En Occidente, llevamos décadas padeciendo la progresiva infantilización de una sociedad que se arruga y victimiza ante cualquier problema. Sociólogos, antropólogos y psicólogos advierten de los riesgos de un fenómeno que alarga artificialmente la juventud mental y física. Ya no son los jóvenes los que imitan la conducta de los adultos, sino justamente al revés.

La adolescencia se alarga hasta edades avanzadas, configurando una sociedad inmadura que exige todos los derechos e ignora todos los deberes. Poco a poco va desapareciendo la cultura del pensamiento, de la reflexión, y se sustituye por el sentimiento, por el impulso que persigue una satisfacción instantánea.

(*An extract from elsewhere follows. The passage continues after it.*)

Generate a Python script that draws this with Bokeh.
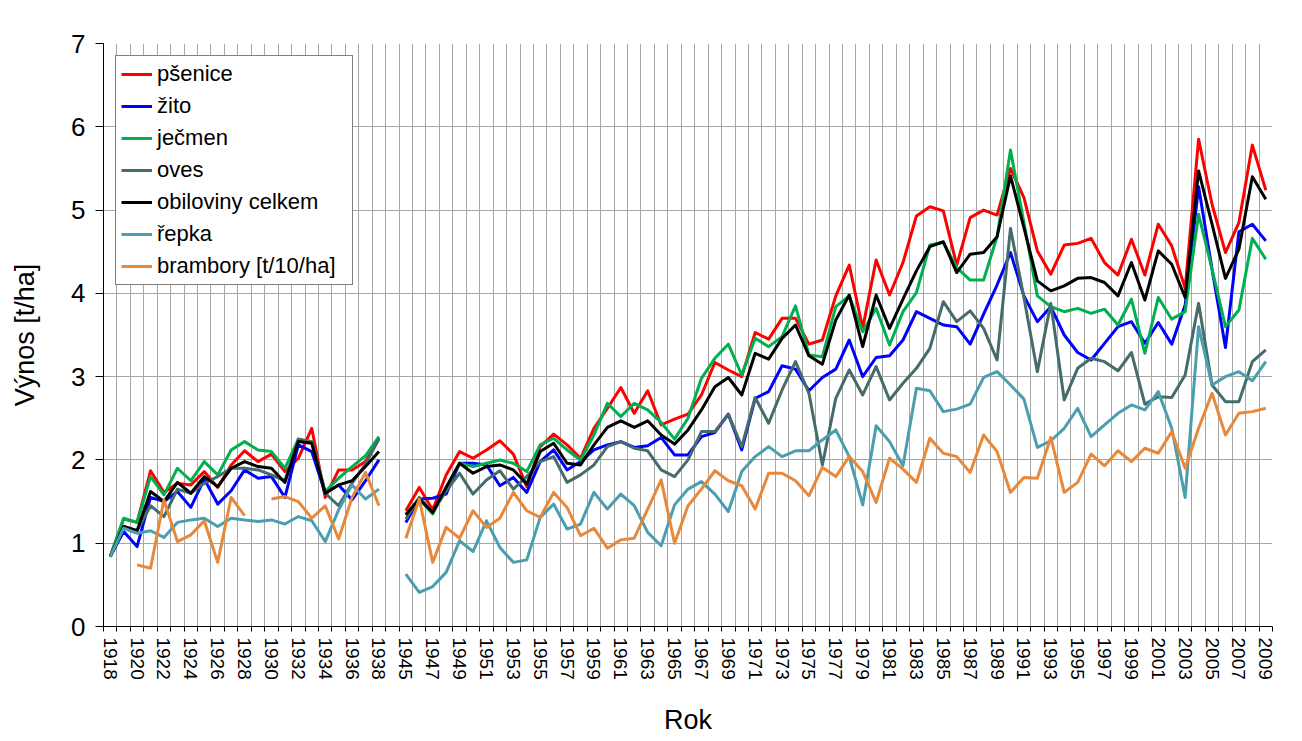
import math
from bokeh.plotting import figure
from bokeh.models import FixedTicker, Range1d, Legend, LegendItem, ColumnDataSource
from bokeh.embed import file_html
from bokeh.resources import INLINE

# ---------------- data ----------------
years_1 = list(range(1918, 1939))
years_2 = list(range(1945, 2010))
# categories along the x axis (an empty slot between 1938 and 1945)
categories = [str(y) for y in years_1] + [""] + [str(y) for y in years_2]

series_names = ["pšenice", "žito", "ječmen", "oves", "obiloviny celkem", "řepka", "brambory [t/10/ha]"]
series_colors = ["#FF0000", "#0000FF", "#00B050", "#456B6B", "#000000", "#4A9EAF", "#E8883A"]

N = None
psenice = [0.84, 1.29, 1.25, 1.87, 1.61, 1.72, 1.70, 1.86, 1.67, 1.94, 2.11, 1.98, 2.07, 1.86, 2.02, 2.38, 1.55, 1.88, 1.88, 1.98, 2.26,
           1.39, 1.67, 1.40, 1.82, 2.10, 2.02, 2.12, 2.23, 2.07, 1.68,
           2.16, 2.31, 2.18, 2.02, 2.38, 2.62, 2.87, 2.56, 2.83, 2.42,
           2.49, 2.55, 2.78, 3.17, 3.08, 3.00, 3.53, 3.45, 3.70, 3.70,
           3.39, 3.44, 3.97, 4.34, 3.58, 4.40, 3.98, 4.37, 4.93, 5.04,
           4.99, 4.34, 4.91, 5.00, 4.94, 5.50, 5.15, 4.51, 4.23, 4.58,
           4.60, 4.66, 4.37, 4.22, 4.65, 4.22, 4.83, 4.57, 4.06, 5.85,
           5.07, 4.49, 4.85, 5.78, 5.24]
zito = [0.84, 1.14, 0.96, 1.55, 1.50, 1.62, 1.43, 1.77, 1.47, 1.63, 1.88, 1.78, 1.80, 1.55, 2.18, 2.10, 1.60, 1.70, 1.52, 1.75, 2.00,
        1.25, 1.53, 1.54, 1.59, 1.96, 1.96, 1.94, 1.69, 1.79, 1.61,
        1.98, 2.12, 1.88, 1.98, 2.12, 2.18, 2.22, 2.15, 2.17, 2.27,
        2.06, 2.06, 2.28, 2.33, 2.55, 2.12, 2.74, 2.82, 3.13, 3.09,
        2.83, 2.99, 3.09, 3.44, 3.00, 3.23, 3.25, 3.44, 3.78, 3.70,
        3.62, 3.60, 3.39, 3.75, 4.10, 4.49, 3.97, 3.66, 3.84, 3.50,
        3.29, 3.20, 3.40, 3.60, 3.66, 3.40, 3.65, 3.39, 3.86, 5.28,
        4.29, 3.35, 4.74, 4.83, 4.63]
jecmen = [0.84, 1.30, 1.25, 1.80, 1.58, 1.90, 1.75, 1.98, 1.82, 2.12, 2.22, 2.12, 2.10, 1.90, 2.25, 2.22, 1.62, 1.78, 1.92, 2.05, 2.28,
          1.35, 1.53, 1.35, 1.67, 1.96, 1.92, 1.96, 2.00, 1.96, 1.86,
          2.18, 2.26, 2.12, 2.00, 2.30, 2.68, 2.52, 2.68, 2.60, 2.45,
          2.25, 2.50, 2.98, 3.22, 3.39, 3.02, 3.46, 3.36, 3.48, 3.85,
          3.26, 3.24, 3.84, 3.97, 3.54, 3.82, 3.38, 3.78, 4.01, 4.58,
          4.61, 4.31, 4.16, 4.16, 4.68, 5.72, 4.85, 3.97, 3.84, 3.78,
          3.82, 3.76, 3.81, 3.62, 3.93, 3.28, 3.95, 3.69, 3.78, 4.95,
          4.29, 3.60, 3.80, 4.66, 4.41]
oves = [0.84, 1.20, 1.15, 1.45, 1.32, 1.65, 1.60, 1.72, 1.80, 1.90, 1.90, 1.88, 1.82, 1.75, 2.25, 2.22, 1.60, 1.45, 1.72, 1.95, 2.25,
        1.29, 1.55, 1.37, 1.63, 1.84, 1.59, 1.76, 1.87, 1.65, 1.80,
        1.98, 2.04, 1.73, 1.82, 1.94, 2.16, 2.22, 2.14, 2.11, 1.88,
        1.80, 2.00, 2.34, 2.34, 2.55, 2.16, 2.75, 2.44, 2.84, 3.18,
        2.80, 1.94, 2.74, 3.08, 2.78, 3.12, 2.72, 2.92, 3.10, 3.34,
        3.90, 3.66, 3.79, 3.58, 3.20, 4.78, 3.95, 3.06, 3.88, 2.72,
        3.10, 3.22, 3.18, 3.07, 3.29, 2.67, 2.76, 2.75, 3.02, 3.88,
        2.90, 2.70, 2.70, 3.18, 3.32]
obiloviny = [0.84, 1.20, 1.15, 1.62, 1.50, 1.73, 1.60, 1.80, 1.68, 1.90, 1.98, 1.92, 1.90, 1.73, 2.22, 2.20, 1.60, 1.70, 1.75, 1.92, 2.10,
             1.34, 1.53, 1.37, 1.67, 1.96, 1.84, 1.92, 1.94, 1.88, 1.71,
             2.10, 2.20, 1.96, 1.94, 2.18, 2.39, 2.47, 2.39, 2.47, 2.30,
             2.19, 2.36, 2.60, 2.88, 2.99, 2.78, 3.28, 3.21, 3.46, 3.62,
             3.25, 3.15, 3.68, 3.98, 3.36, 3.98, 3.58, 3.93, 4.27, 4.56,
             4.62, 4.25, 4.47, 4.49, 4.68, 5.41, 4.79, 4.15, 4.03, 4.09,
             4.18, 4.19, 4.13, 3.97, 4.37, 3.92, 4.51, 4.35, 3.95, 5.47,
             4.83, 4.18, 4.53, 5.40, 5.13]
repka = [0.84, 1.18, 1.12, 1.15, 1.07, 1.25, 1.28, 1.30, 1.20, 1.30, 1.28, 1.26, 1.28, 1.23, 1.32, 1.27, 1.02, 1.40, 1.70, 1.53, 1.65,
         0.63, 0.41, 0.48, 0.65, 1.03, 0.90, 1.27, 0.95, 0.77, 0.80,
         1.31, 1.47, 1.17, 1.23, 1.61, 1.41, 1.59, 1.45, 1.13, 0.97,
         1.46, 1.65, 1.74, 1.59, 1.38, 1.86, 2.04, 2.16, 2.04, 2.11,
         2.11, 2.24, 2.36, 2.04, 1.46, 2.41, 2.22, 1.93, 2.86, 2.83,
         2.58, 2.61, 2.67, 2.99, 3.06, 2.90, 2.73, 2.15, 2.23, 2.38,
         2.62, 2.28, 2.42, 2.56, 2.66, 2.60, 2.82, 2.38, 1.55, 3.60,
         2.90, 3.00, 3.06, 2.95, 3.18]
brambory = [N, N, 0.74, 0.70, 1.52, 1.02, 1.10, 1.27, 0.77, 1.55, 1.33, N, 1.53, 1.56, 1.50, 1.30, 1.45, 1.05, 1.55, 1.85, 1.45,
            1.06, 1.53, 0.77, 1.19, 1.06, 1.39, 1.19, 1.30, 1.61, 1.39,
            1.31, 1.61, 1.43, 1.09, 1.18, 0.94, 1.04, 1.06, 1.41, 1.76,
            1.00, 1.45, 1.65, 1.87, 1.75, 1.69, 1.41, 1.84, 1.84, 1.75,
            1.57, 1.91, 1.80, 2.04, 1.86, 1.49, 2.02, 1.89, 1.73, 2.26,
            2.08, 2.04, 1.85, 2.30, 2.10, 1.61, 1.79, 1.78, 2.27, 1.61,
            1.73, 2.07, 1.93, 2.11, 1.98, 2.14, 2.08, 2.34, 1.90, 2.38,
            2.80, 2.30, 2.56, 2.58, 2.62]

all_series = [psenice, zito, jecmen, oves, obiloviny, repka, brambory]

FONT = "Liberation Sans"


def expand(vals):
    """Put the values on the category slots (empty slot between 1938 and 1945)."""
    out = list(vals[:len(years_1)]) + [None] + list(vals[len(years_1):])
    return [math.nan if v is None else v for v in out]


x_pos = list(range(len(categories)))

p = figure(width=1290, height=737,
           x_range=Range1d(-0.5, len(categories) - 0.5), y_range=Range1d(0, 7),
           output_backend="svg", toolbar_location=None,
           min_border_left=103, min_border_right=18, min_border_top=43, min_border_bottom=107)
p.outline_line_color = None
p.background_fill_color = "white"

boundaries = [i - 0.5 for i in range(len(categories) + 1)]
label_ticks = list(range(0, len(categories), 2))

# x axis
p.xaxis.ticker = FixedTicker(ticks=label_ticks, minor_ticks=boundaries)
p.xaxis.major_label_overrides = {i: categories[i] for i in label_ticks}
p.xaxis.major_tick_line_color = None
p.xaxis.major_tick_out = 5
p.xaxis.major_tick_in = 0
p.xaxis.minor_tick_line_color = "black"
p.xaxis.minor_tick_out = 5
p.xaxis.minor_tick_in = 0
p.xaxis.major_label_orientation = "vertical"
p.xaxis.major_label_standoff = 6
p.xaxis.major_label_text_font_size = "19px"
p.xaxis.axis_label = "Rok"
p.xaxis.axis_label_standoff = 22

# y axis
p.yaxis.ticker = FixedTicker(ticks=list(range(0, 8)), minor_ticks=[])
p.yaxis.major_tick_out = 8
p.yaxis.major_tick_in = 0
p.yaxis.major_label_standoff = 10
p.yaxis.major_label_text_font_size = "26px"
p.yaxis.axis_label = "Výnos [t/ha]"
p.yaxis.axis_label_standoff = 28

for ax in (p.xaxis, p.yaxis):
    ax.axis_line_color = "black"
    ax.axis_line_width = 1
    ax.major_label_text_font = FONT
    ax.major_label_text_color = "black"
    ax.axis_label_text_font = FONT
    ax.axis_label_text_font_size = "27px"
    ax.axis_label_text_font_style = "normal"
    ax.axis_label_text_color = "black"

# grids
p.xgrid.ticker = FixedTicker(ticks=boundaries)
p.xgrid.grid_line_color = "#A6A6A6"
p.xgrid.grid_line_width = 1
p.ygrid.ticker = FixedTicker(ticks=list(range(1, 8)))
p.ygrid.grid_line_color = "#A6A6A6"
p.ygrid.grid_line_width = 1

items = []
for name, color, vals in zip(series_names, series_colors, all_series):
    src = ColumnDataSource(data=dict(x=x_pos, y=expand(vals)))
    r = p.line("x", "y", source=src, line_color=color, line_width=3, line_join="round")
    items.append(LegendItem(label=name, renderers=[r]))

legend = Legend(items=items, location="top_left", margin=12,
                label_text_font=FONT, label_text_font_size="22px", label_text_color="black",
                glyph_width=31, glyph_height=24, label_height=24, label_width=190,
                spacing=6, padding=5, label_standoff=5,
                border_line_color="black", border_line_width=1,
                background_fill_color="white", background_fill_alpha=1.0)
p.add_layout(legend)

open("out.html", "w").write(file_html(p, INLINE))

En el ámbito político triunfa el simplismo, todo se reduce a meras consignas y los líderes son juzgados por su imagen, por su petulancia, y no por sus ideas o por su capacidad de gestión y cooperación. En los medios de comunicación impera la búsqueda del puro entretenimiento, arrinconando la verdadera información y el análisis riguroso. Incluso los de mayor prestigio promocionan el cotilleo, el escándalo, tan al gusto de la masa aniñada.

Al tiempo, el creciente infantilismo fomenta la difusión del miedo. Aparece una “sociedad del pánico”, insegura, que se asusta de su sombra. Demasiados olvidan, como señala el economista Juan Manuel Blanco, que “la madurez consiste básicamente en la adquisición de juicio para distinguir el bien del mal, la formación de los propios principios y, sobre todo, la disposición a aceptar responsabilidades”. En esa dejación por supuesto han colaborado los dirigentes políticos y sociales: el Estado paternalista ofrece a los ciudadanos soluciones a cambio de la renuncia al juicio crítico, de la ausencia de su responsabilidad personal, de su disposición perpetua a la delación, de la deserción de su adultez.

Se adivina en el horizonte la fase final de tanta adolescencia absurdamente prolongada: el populismo y el autoritarismo se aprovechan de tantas generaciones eternamente jóvenes. “Líderes adolescentes y caprichosos –concluye Blanco– para una sociedad infantil, anestesiada, entretenida con los juguetes que los de arriba dejan caer a voluntad”. Una versión impecable e imparable de lo que Félix de Azúa llama el totalitarismo simpático, suave, festivo y amistoso, tan horrible en el fondo como aparentemente inocuo y socorredor en las formas. Una deriva sombría, al cabo, que fundamenta un espantoso pronóstico.